Türkiye düşmanlığını ya da oportünist ittifakları perdelemek için ideolojik ya da barış-çı maskelere gerek yok. Olan biten bir varoluş mücadelesidir ve milletin yani hepimizin meselesidir, notuyla meseleyi başka bir açıdan, ekonomiyi çok iyi bilen birinin yorumuyla anlatmak istedim.
…
-ABD 3 yıldır petrol satın almıyor. Petrol ithalatını durdurdu. Kendi petrolünü de stokluyor. Ayrıca farklı enerjiler buldu. Kömür madenlerinin içindeki gazı enerjiye çeviriyor. Diğer taraftan düşük fiyat, Suudi Arabistan'ı zarara uğratmıyor. Rusya'ya göre petrolü düşük maliyetle çıkartıyor.
- Suudi Arabistan, İran'ın bölgedeki etkisini iç dinamiklerini de gözeterek dizginlemek istiyor. İkinci büyük petrol bölgesi olan Damman, Şii Arapların elinde.
-Dünyanın 3.büyük petrol tüketicisi Çin. Çin'in izafi olarak büyümesi yavaşladığı için petrol ihtiyacı eskisi gibi kalmadı. Ayrıca Afrika'dan satın aldığı petrol ve doğalgaz havzaları ve uzun yılları kapsayan anlaşmaları var. Mesela Katar'la 150 yıllık gaz anlaşması var. Bizim Katar'dan gaz alabilmemiz bile Çin'in iznine bağlı. Rusya ve Çin rakip olsalar da ortak paylaştıkları değerler ve oportünist ittifakları var. Komünist felsefe, AB'ye karşı tavırları vs.
-Rusya ekonomisinin şu anda en büyük kozu Avrupa'ya sattığı doğalgaz. Rusya sanayisi güç kaybederken tek güçlü noktası yeraltı kaynakları.

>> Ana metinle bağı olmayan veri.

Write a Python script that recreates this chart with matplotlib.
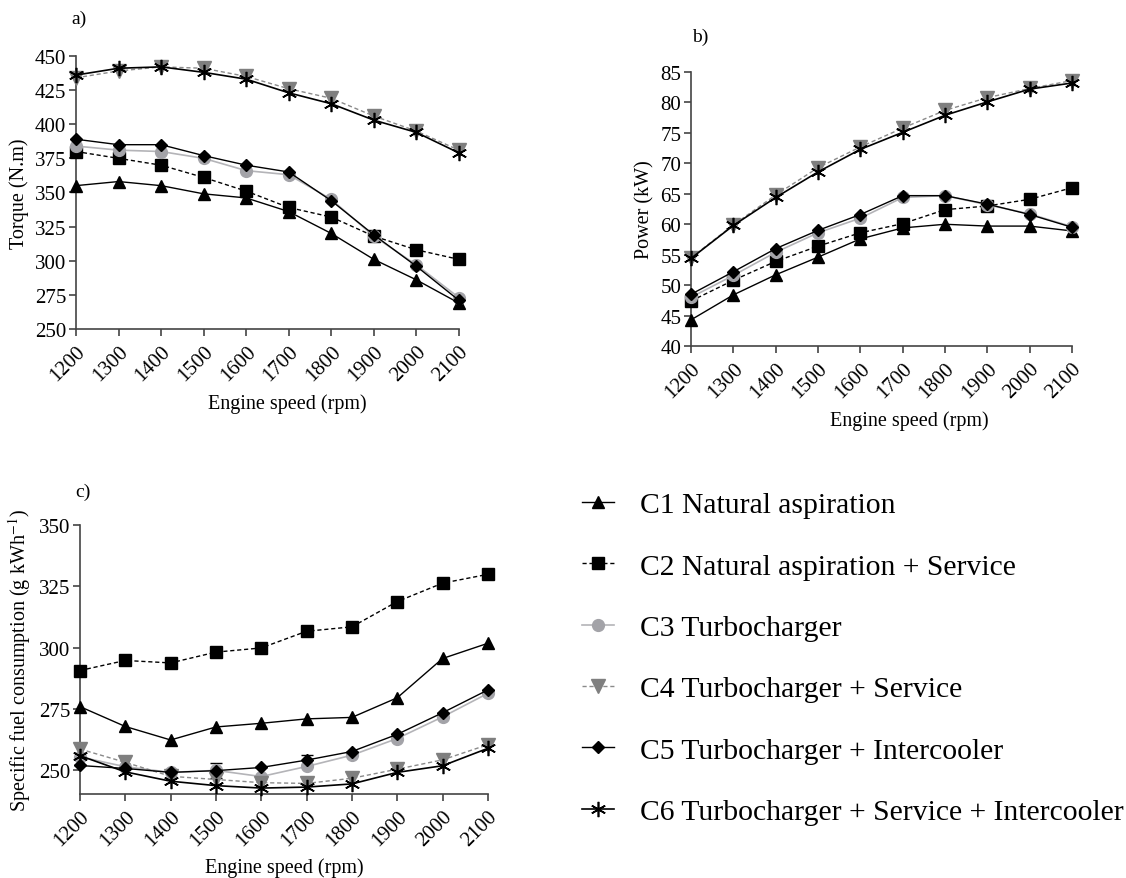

-Petrol fiyatlarının öngörüldüğü gibi üç yıl daha böyle kalması, Rus ekonomisinin çökme noktasına gelmesi demek. Putin milliyetçilik rüzgarıyla bu gidişi tersine çevirmeye çalışıyor. Işid'e karşı tek bir bomba indirmese de batıya birlikte savaşıyoruz mesajı veriyor, Hıristiyan köklerine vurgu yapıyor, topraklarını genişletiyor. Her gittiği yere askeri üs kuruyor. Lazkiye'deki üslerini dörde çıkardı. Şii dünyasıyla yakınlaşıyor. Stratejik açıdan Kuzey Afrika'yı elinden kaçırdı, elinde bir tek Suriye kaldı. Burada direnmesinin jeostratejik başka sebepleri de var. Kuzey Suriye'de müthiş gaz yatakları var. Bu yataklar Akdeniz'e açılıyor, Kıbrıs'a ve Doğu Akdeniz'e gidiyor. Avrupa'nın en büyük gaz satıcısı Rusya, bu alandaki gücünü bırakmak istemiyor. Diğer taraftan bu gazı rafine etmek için gaz tesislerinin müthiş suya ihtiyacı var. “Su” ise Güneydoğu Türkiye ve Toros dağlarında var. Doğalgazı kim çıkarıyorsa rafine edebilmek için suyla bağlantı kurmak zorunda.